Le Secteur VIII  devient alors initiatique, parce qu’il nous fait entrer dans l’épreuve du réel.  L’échéance inéluctable de la mort suscite le double sentiment de l’urgence et de la dérision.  Nos réalisations ne sont, après tout, que des excroissances refroidies d’une autre finalité.  

Face à cela, nous sommes bien seuls, irrémédiablement seuls.  Nous compensons par un investissement de chaque instant.  Jusqu’au moment du repos, cherchant le sommeil, percevant alors et avec plus d’intensité le risque du lâcher-prise qui, dans le rêve, ouvre les tiroirs secrets de notre inconscient, au risque de découvrir notre monde englouti.
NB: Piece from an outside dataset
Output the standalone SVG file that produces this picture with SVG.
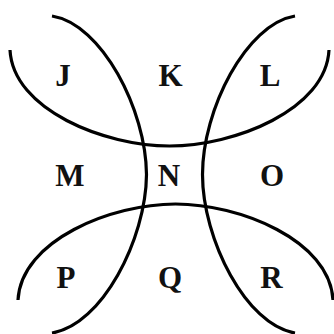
<svg xmlns="http://www.w3.org/2000/svg" width="334" height="334" viewBox="0 0 334 334">
<style>
.c{fill:none;stroke:#000;stroke-width:3.2;stroke-linecap:butt}
.t{font-family:"Liberation Serif","Times New Roman",serif;font-weight:bold;font-size:31px;fill:#111;text-anchor:middle}
</style>
<rect width="334" height="334" fill="#fff"/>
<g id="curves">
<path class="c" d="M10,50 C13,110 105,146 169.5,146 C234,146 326,110 329,50"/>
<path class="c" d="M18,300 C21,240 112,204 175.5,204 C239,204 330,240 333,300"/>
<path class="c" d="M52,16 C102,24 146,110 146.5,174.5 C146,239 102,325 52,333"/>
<path class="c" d="M295,16 C246,24 202.5,110 202.5,174.5 C202.5,239 246,325 295,333"/>
</g>
<g id="J"><text class="t" x="63" y="86">J</text></g>
<g id="K"><text class="t" x="170.5" y="86">K</text></g>
<g id="L"><text class="t" x="270" y="86">L</text></g>
<g id="M"><text class="t" x="70" y="186">M</text></g>
<g id="N"><text class="t" x="169" y="186">N</text></g>
<g id="O"><text class="t" x="272" y="186">O</text></g>
<g id="P"><text class="t" x="66" y="287.5">P</text></g>
<g id="Q"><text class="t" x="170" y="287.5">Q</text></g>
<g id="R"><text class="t" x="271.5" y="287.5">R</text></g>
</svg>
Lorsque la libido se retire de l’objet du monde, nos investissements sont mis à l’épreuve.  Nous serions tentés de tout reprendre à zéro.  C’est alors que la double polarité du stade anal se précise : aller de l’avant, à tout prix, choisir les extrêmes, se dépasser, rechercher le frisson, y compris celui du danger, en défiant le monde, au risque de tout perdre (Anal relâché) ; ou, au contraire, se prémunir, se sauvegarder, garder le contrôle (Anal replié).

Plus concrètement, nous préférons aborder le monde et approcher les autres, les conquérir, les posséder, les fasciner (Pluton) plutôt que nous faire avoir, de nous laisser prendre par surprise, y compris « par derrière » (Vierge / Cérès).
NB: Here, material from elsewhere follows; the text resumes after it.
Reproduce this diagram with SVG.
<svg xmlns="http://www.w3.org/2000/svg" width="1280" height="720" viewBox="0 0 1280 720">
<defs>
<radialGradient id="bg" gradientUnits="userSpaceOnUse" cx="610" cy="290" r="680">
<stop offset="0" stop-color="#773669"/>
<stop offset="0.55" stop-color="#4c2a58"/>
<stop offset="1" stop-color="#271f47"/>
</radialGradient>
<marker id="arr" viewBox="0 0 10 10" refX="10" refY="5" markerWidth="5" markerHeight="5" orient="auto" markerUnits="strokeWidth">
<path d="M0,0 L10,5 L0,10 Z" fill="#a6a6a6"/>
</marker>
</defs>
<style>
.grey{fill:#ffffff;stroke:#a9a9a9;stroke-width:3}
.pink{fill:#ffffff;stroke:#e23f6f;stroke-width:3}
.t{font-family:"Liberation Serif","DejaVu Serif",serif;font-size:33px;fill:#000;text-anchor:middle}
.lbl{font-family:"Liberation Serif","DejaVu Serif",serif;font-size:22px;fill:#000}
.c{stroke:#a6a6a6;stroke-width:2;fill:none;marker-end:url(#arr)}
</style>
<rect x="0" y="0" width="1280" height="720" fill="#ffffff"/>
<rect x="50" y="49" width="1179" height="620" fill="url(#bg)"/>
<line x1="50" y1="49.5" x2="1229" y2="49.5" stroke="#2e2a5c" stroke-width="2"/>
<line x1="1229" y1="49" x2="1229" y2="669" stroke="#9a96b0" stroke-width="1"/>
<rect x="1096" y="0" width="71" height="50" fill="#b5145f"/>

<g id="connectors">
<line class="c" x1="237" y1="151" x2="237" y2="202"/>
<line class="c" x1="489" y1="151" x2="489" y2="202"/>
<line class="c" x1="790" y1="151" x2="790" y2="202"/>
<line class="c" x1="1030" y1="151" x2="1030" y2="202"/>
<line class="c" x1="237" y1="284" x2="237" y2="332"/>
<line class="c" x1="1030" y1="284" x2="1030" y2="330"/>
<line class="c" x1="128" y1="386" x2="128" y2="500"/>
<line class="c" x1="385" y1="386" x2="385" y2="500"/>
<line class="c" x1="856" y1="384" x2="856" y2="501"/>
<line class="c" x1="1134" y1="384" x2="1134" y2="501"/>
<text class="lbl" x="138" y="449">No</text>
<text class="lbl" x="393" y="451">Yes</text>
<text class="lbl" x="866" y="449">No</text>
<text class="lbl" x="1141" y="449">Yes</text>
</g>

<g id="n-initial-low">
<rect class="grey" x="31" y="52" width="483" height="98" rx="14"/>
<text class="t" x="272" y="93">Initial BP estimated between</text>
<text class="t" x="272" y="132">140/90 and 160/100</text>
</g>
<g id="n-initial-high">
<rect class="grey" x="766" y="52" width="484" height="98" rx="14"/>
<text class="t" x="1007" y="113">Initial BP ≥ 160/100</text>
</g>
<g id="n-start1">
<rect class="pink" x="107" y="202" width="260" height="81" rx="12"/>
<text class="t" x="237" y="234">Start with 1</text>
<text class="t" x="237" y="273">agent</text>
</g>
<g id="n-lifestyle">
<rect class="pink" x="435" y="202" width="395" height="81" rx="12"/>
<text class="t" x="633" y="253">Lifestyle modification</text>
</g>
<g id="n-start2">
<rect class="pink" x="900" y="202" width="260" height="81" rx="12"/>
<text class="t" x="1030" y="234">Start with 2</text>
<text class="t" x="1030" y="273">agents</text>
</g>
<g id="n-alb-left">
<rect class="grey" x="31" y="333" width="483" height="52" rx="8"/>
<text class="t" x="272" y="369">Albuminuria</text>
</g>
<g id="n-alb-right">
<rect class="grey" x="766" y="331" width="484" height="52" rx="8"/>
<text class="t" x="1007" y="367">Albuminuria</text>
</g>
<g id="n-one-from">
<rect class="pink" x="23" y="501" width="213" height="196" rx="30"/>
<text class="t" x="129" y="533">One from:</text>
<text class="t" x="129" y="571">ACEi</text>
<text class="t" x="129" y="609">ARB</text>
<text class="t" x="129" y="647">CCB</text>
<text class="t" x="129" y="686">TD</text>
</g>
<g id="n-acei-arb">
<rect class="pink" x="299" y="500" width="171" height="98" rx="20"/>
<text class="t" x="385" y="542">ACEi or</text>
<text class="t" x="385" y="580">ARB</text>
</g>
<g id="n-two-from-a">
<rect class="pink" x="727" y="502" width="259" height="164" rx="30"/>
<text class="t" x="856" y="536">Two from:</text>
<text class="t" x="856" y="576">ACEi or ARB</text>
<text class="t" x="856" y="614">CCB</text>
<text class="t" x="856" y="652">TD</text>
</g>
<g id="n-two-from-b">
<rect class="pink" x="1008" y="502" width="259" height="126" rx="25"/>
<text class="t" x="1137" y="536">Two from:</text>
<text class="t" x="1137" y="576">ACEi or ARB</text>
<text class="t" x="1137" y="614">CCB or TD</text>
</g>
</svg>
Revenons au mythe. Déméter est déchirée par le cri de détresse qu’elle a entendu au moment de l’enlèvement de sa fille. Son tourment l’incite à parcourir (Jupiter) terres et mers à sa recherche.  Elle sera tentée, d’abord, de se réfugier dans l’affliction et de refuser à la terre la fertilité attendue par les hommes (Saturne).  Mais elle se ravisera, tout en dénonçant le processus même de la vie, rappelant qu’il conduit inéluctablement à la mort. Cette échéance l’affecte et l’effraie. Pour exorciser cette peur, elle tentera de diviniser un enfant (Démophon) et de trouver en lui le substitut d’un dieu vivant et surtout immortel.
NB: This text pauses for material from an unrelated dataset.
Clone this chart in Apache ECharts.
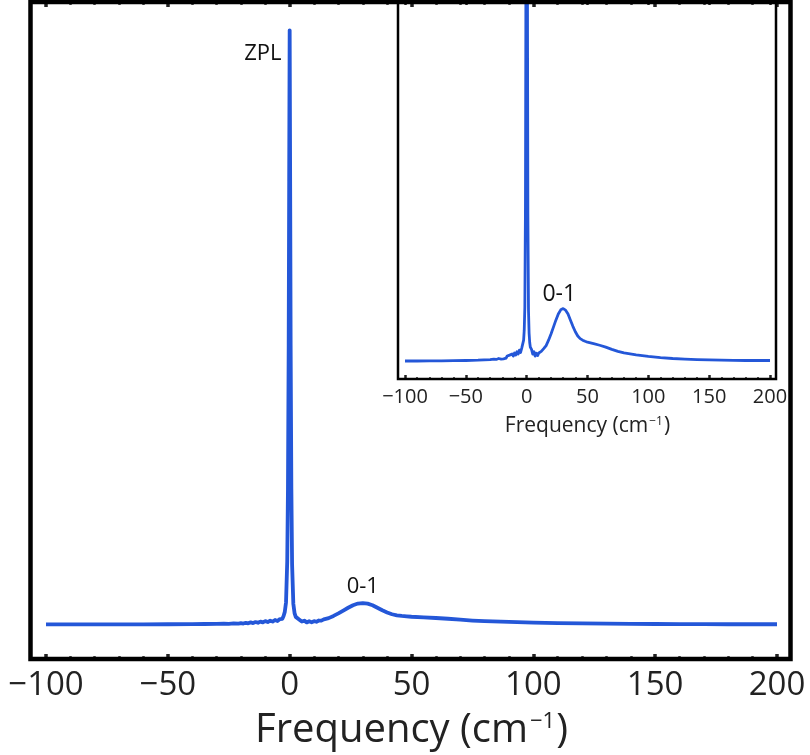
<!DOCTYPE html>
<html>
<head>
<meta charset="utf-8">
<script src="https://cdn.jsdelivr.net/npm/echarts@6/dist/echarts.min.js"></script>
<style>
html,body{margin:0;padding:0;background:#fff;}
#chart{width:810px;height:755px;}
</style>
</head>
<body>
<div id="chart"></div>
<script>
// ---- data ----
const frequency = [-100,-90,-80,-70,-60,-50,-40,-35,-30,-27,-25,-23,-21,-20,-19,-18,-17,-16,-15,-14,-13,-12,-11,-10,-9,-8,-7,-6,-5,-4,-3,-2.5,-2,-1.5,-1,-0.7,-0.4,-0.2,0,0.2,0.4,0.7,1,1.5,2,2.5,3,4,5,6,7,8,9,10,11,12,13,14,16,18,20,22,24,26,28,30,32,34,36,38,40,42,44,46,48,50,55,60,65,70,75,80,90,100,110,120,130,140,150,160,170,180,190,200];
const intensity = [5.50,5.50,5.51,5.51,5.52,5.53,5.55,5.57,5.59,5.62,5.60,5.66,5.62,5.70,5.64,5.76,5.68,5.82,5.72,5.88,5.76,5.95,5.82,6.02,5.88,6.10,5.95,6.20,6.05,6.35,6.40,6.85,7.50,9.00,15.5,27,50,76,100,76,50,27,15.0,8.8,7.3,6.7,6.40,6.25,5.95,6.10,5.82,6.00,5.85,6.02,5.92,6.12,6.10,6.30,6.50,6.85,7.25,7.70,8.15,8.55,8.82,8.90,8.80,8.55,8.15,7.75,7.40,7.12,6.95,6.85,6.78,6.72,6.62,6.52,6.40,6.25,6.12,6.02,5.90,5.80,5.72,5.66,5.62,5.59,5.57,5.55,5.54,5.53,5.53,5.53];
const xTicks = {min: -100, max: 200, interval: 50};
const mainAnnotations = [{text: 'ZPL', x: -11, y: 96.2}, {text: '0-1', x: 30, y: 11.45}];
const insetAnnotations = [{text: '0-1', x: 26.8, y: 9.8}];
const axisTitle = ['Frequency (cm', '\u22121', ')'];

// ---- chart ----
const seriesData = frequency.map((f, i) => [f, intensity[i]]);
const blue = '#2457d8';
const FONT = 'Open Sans';

function xAxisDef(grid, pos, big, showLabel) {
  return {
    type: 'value', gridIndex: grid, position: pos,
    min: xTicks.min, max: xTicks.max, interval: xTicks.interval,
    axisLine: {show: false},
    splitLine: {show: false},
    axisTick: {show: true, inside: true, length: big ? 5 : 4, lineStyle: {color: '#222', width: big ? 3.5 : 2.5}},
    minorTick: {show: true, splitNumber: 5, length: big ? 3 : 2, lineStyle: {color: '#444', width: big ? 2.5 : 1.8}},
    axisLabel: {
      show: showLabel, margin: big ? 10 : 8, color: '#222',
      fontFamily: FONT, fontSize: big ? 33 : 20,
      formatter: v => (v < 0 ? '\u2212' + Math.abs(v) : String(v))
    },
    name: showLabel ? ('{a|' + axisTitle[0] + '}{s|' + axisTitle[1] + '}{a|' + axisTitle[2] + '}') : '',
    nameLocation: 'middle',
    nameGap: big ? 52 : 37,
    nameTextStyle: {
      rich: {
        a: {fontFamily: FONT, fontSize: big ? 40 : 21, color: '#222'},
        s: {fontFamily: FONT, fontSize: big ? 22 : 12, color: '#222', verticalAlign: 'top', padding: big ? [0,1,17,2] : [0,1,8,1]}
      }
    }
  };
}

function markLabels(list, size) {
  return {
    silent: true,
    symbol: 'circle', symbolSize: 0,
    label: {show: true, position: 'inside', color: '#111', fontFamily: FONT, fontSize: size, formatter: p => p.name},
    data: list.map(a => ({name: a.text, coord: [a.x, a.y]}))
  };
}

const chart = echarts.init(document.getElementById('chart'), null, {renderer: 'canvas'});
chart.setOption({
  animation: false,
  backgroundColor: '#fff',
  grid: [
    {left: 46, right: 33, top: 2, bottom: 96, containLabel: false, outerBoundsMode: 'none'},
    {left: 405, right: 40, top: 1, bottom: 376, containLabel: false, outerBoundsMode: 'none'}
  ],
  xAxis: [
    xAxisDef(0, 'bottom', true, true),
    xAxisDef(0, 'top', true, false),
    xAxisDef(1, 'bottom', false, true),
    xAxisDef(1, 'top', false, false)
  ],
  yAxis: [
    {type: 'value', gridIndex: 0, min: 0, max: 104.5, show: false},
    {type: 'value', gridIndex: 1, min: 4.33, max: 28.87, show: false}
  ],
  graphic: [
    {type: 'rect', z: 100, shape: {x: 30.5, y: 2, width: 760, height: 657}, style: {fill: 'none', stroke: '#000', lineWidth: 4.5}},
    {type: 'rect', z: 100, shape: {x: 398, y: 1, width: 378, height: 378}, style: {fill: 'none', stroke: '#000', lineWidth: 2.5}}
  ],
  series: [
    {
      type: 'line', xAxisIndex: 0, yAxisIndex: 0, data: seriesData,
      showSymbol: false, smooth: false,
      lineStyle: {color: blue, width: 3.8, join: 'round'},
      markPoint: markLabels(mainAnnotations, 22)
    },
    {
      type: 'line', xAxisIndex: 2, yAxisIndex: 1, data: seriesData,
      showSymbol: false, smooth: false, clip: true,
      lineStyle: {color: blue, width: 2.8, join: 'round'},
      markPoint: markLabels(insetAnnotations, 23)
    }
  ]
});
</script>
</body>
</html>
Dans cette attitude, face au passage de l’un au multiple aussi bien que de la vie à la mort, Déméter devient une figure « médiante » ; alors même que sa séparation avec sa fille (désunion entre l’inconscient et le conscient, entre la vie et la mort, entre le rêve et la réalité) est le fait d’une intervention (Hadès) extérieure à son lien étroit avec sa propre fille ;  intervention qui la contraint à se confronter à une force qui rompt l’unité originelle.  

C’est ce qui se produit en chacun de nous, puisque si nous sommes chacun relié au patrimoine imaginaire commun, nous sommes aussi séparés et différenciés dans l’espace-temps de notre héritage génétique et culturel, et puisque nous sommes chacun dépendants des circonstances précises et distinctes de notre naissance aussi bien que des aléas de notre parcours dans la vie et dans le monde.

Dans le monde d’Hadès (dans l’enfer de la réalité quotidienne), il est proposé à Perséphone de devenir reine.  Traduisons : de s’accomplir dans un rôle particulier, de s’accomplir dans une mission particulière et, surtout, de s’identifier à la réalité concrète d’une identité, d’un personnage, d’une persona (cette part de notre personnalité qui organise notre rapport à la société et dont découle notre façon si personnelle de nous couler dans un personnage socialement défini, afin de tenir notre rôle social).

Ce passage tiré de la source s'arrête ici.